73Baik mengganggu orang lain ataupun tidak. I‘ānah Thālibīn Juz 1, Hal. 180 Darul Fikr.
74Yang paling baik dalam mengartikan suara di antara pelan dan keras adalah satu tempo membaca keras dan satu tempo yang lain membaca pelan. I‘ānah Thālibīn Juz 1, Hal. 180 Darul Fikr.

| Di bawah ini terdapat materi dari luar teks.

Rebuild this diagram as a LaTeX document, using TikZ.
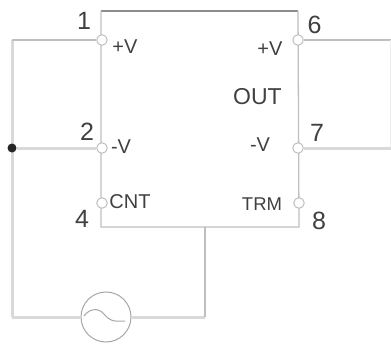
\documentclass[tikz,border=0pt]{standalone}
\usepackage{fontspec}
\setmainfont{Liberation Sans}
\definecolor{wirec}{gray}{0.75}
\definecolor{thickc}{gray}{0.85}
\definecolor{faintc}{gray}{0.93}
\definecolor{textc}{gray}{0.25}
\tikzset{
  wire/.style={draw=wirec,line width=1.3pt},
  thickwire/.style={draw=thickc,line width=3pt},
  topwire/.style={draw=gray!90,line width=1.6pt},
  pin/.style={circle,draw=wirec,fill=white,line width=1pt,minimum size=10.5pt,inner sep=0pt},
  junction/.style={circle,fill=black!85,minimum size=9pt,inner sep=0pt},
  source/.style={circle,draw=gray!70,fill=white,line width=1pt,minimum size=50pt,inner sep=0pt},
  num/.style={text=textc,font=\fontsize{25}{25}\selectfont,inner sep=0pt},
  lab/.style={text=textc,font=\fontsize{20}{20}\selectfont,inner sep=0pt}
}
\begin{document}
\begin{tikzpicture}[x=1pt,y=-1pt]
\useasboundingbox (0,0) rectangle (391,345);
\coordinate (tl) at (101,11);
\coordinate (tr) at (298,11);
\coordinate (bl) at (101,227);
\coordinate (br) at (299,227);
\coordinate (tap) at (205,227);
\coordinate (tapb) at (205,317);
\coordinate (ol) at (12,40);
\coordinate (olb) at (12,317);
\coordinate (r6) at (390.5,40);
\coordinate (r7) at (390.5,148);
\coordinate (r7e) at (391,148);
% box
\draw[topwire] (tl) -- (tr);
\draw[wire] (tl) -- (bl) -- (br) -- (tr);
% wires under the pins
\draw[thickwire] (ol) -- (olb);
% pins
\node[pin] (p1) at (102,40) {};
\node[pin] (p2) at (102,148) {};
\node[pin] (p4) at (102,203) {};
\node[pin] (p6) at (298,40) {};
\node[pin] (p7) at (298,148) {};
\node[pin] (p8) at (299,203) {};
\node[junction] (dot) at (12,148) {};
\node[source] (ac) at (106,317) {};
% wires
\draw[wire] (p1) -- (ol);
\draw[thickwire] (olb) -- (ac);
\draw[thickwire] (dot) -- (p2);
\draw[thickwire] (ac) -- (tapb);
\draw[wire] (tapb) -- (tap);
\draw[wire] (p6) -- (r6);
\draw[draw=faintc,line width=1pt] (r6) -- (r7);
\draw[thickwire] (p7) -- (r7e);
% sine
\coordinate (s1) at (84,316);
\coordinate (s2) at (125,321);
\draw[draw=gray!70,line width=1pt] (s1) .. controls (89,309) and (98,307) .. (104,314) .. controls (109,320) and (112,322) .. (s2);
% labels
\node[num] (n1) at (84,21) {1};
\node[num] (n2) at (87,132) {2};
\node[num] (n4) at (82,219) {4};
\node[num] (n6) at (314.5,25) {6};
\node[num] (n7) at (317,133) {7};
\node[num] (n8) at (319,221) {8};
\node[lab] (lv1) at (125,47) {+V};
\node[lab] (lv2) at (121,147) {-V};
\node[lab] (lc) at (130,202) {CNT};
\node[lab] (rv1) at (270,49) {+V};
\node[lab,font=\fontsize{23}{23}\selectfont] (lo) at (257.5,97) {OUT};
\node[lab] (rv2) at (260,145) {-V};
\node[lab,font=\fontsize{18.5}{19}\selectfont] (lt) at (262,204) {TRM};
\end{tikzpicture}
\end{document}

(Dan) disunnahkan bagi orang yang shalat sendiri, imām dan ma’mūm (untuk membaca takbīr di setiap turun dan bangun) sebab mengikuti Nabi s.a.w., (bukan) bangun (dari rukū‘) akan tetapi bangunlah dari rukū‘ dengan mengucapkan (سَمِعَ اللّهُ لِمَنْ حَمِدَهُ) – semoga Allah menerima pujian dari hamba yang memujinya – . (Disunnahkan untuk memanjangkan bacaan takbīr)75 sampai ke tempat yang dituju, walaupun dipisah dengan duduk istirahat.76 (Disunnahkan) untuk membaca keras dengan bacaan takbīr) untuk berpindah rukun seperti halnya takbīrat-ul-iḥrām (bagi seorang imām) begitu pula bagi seorang penyampai suara yang dibutuhkan, namun jika berniat dzikir atau niat dzikir dan memberi pendengaran orang lain. Jika tidak berniat sedemikian itu, maka shalat penyampai suara tersebut batal seperti yang telah disampaikan oleh guru kita dalam Syaraḥ Minhaj. Sebagian ‘ulamā’ mengatakan: Bahwa menyampaikan suara imām adalah bid‘ah yang diingkari77 menurut kesepakatan ‘ulamā’ madzhab empat sekira suara imām masih dapat sampai pada para ma’mūm. Dimakruhkan mengeraskan takbīr (bagi selain imām) ya‘ni bagi orang yang shalat sendiri dan berma’mūm (sebagai sebagai ma’mūm).
76Namun sekira tidak melebihi dari tujuh alif. I‘ānah Thālibīn Juz 1, Hal. 181 Darul Fikr.
77Maksudnya adalah hukum makruh saja. I‘ānah Thālibīn Juz 1, Hal. 181 Darul Fikr.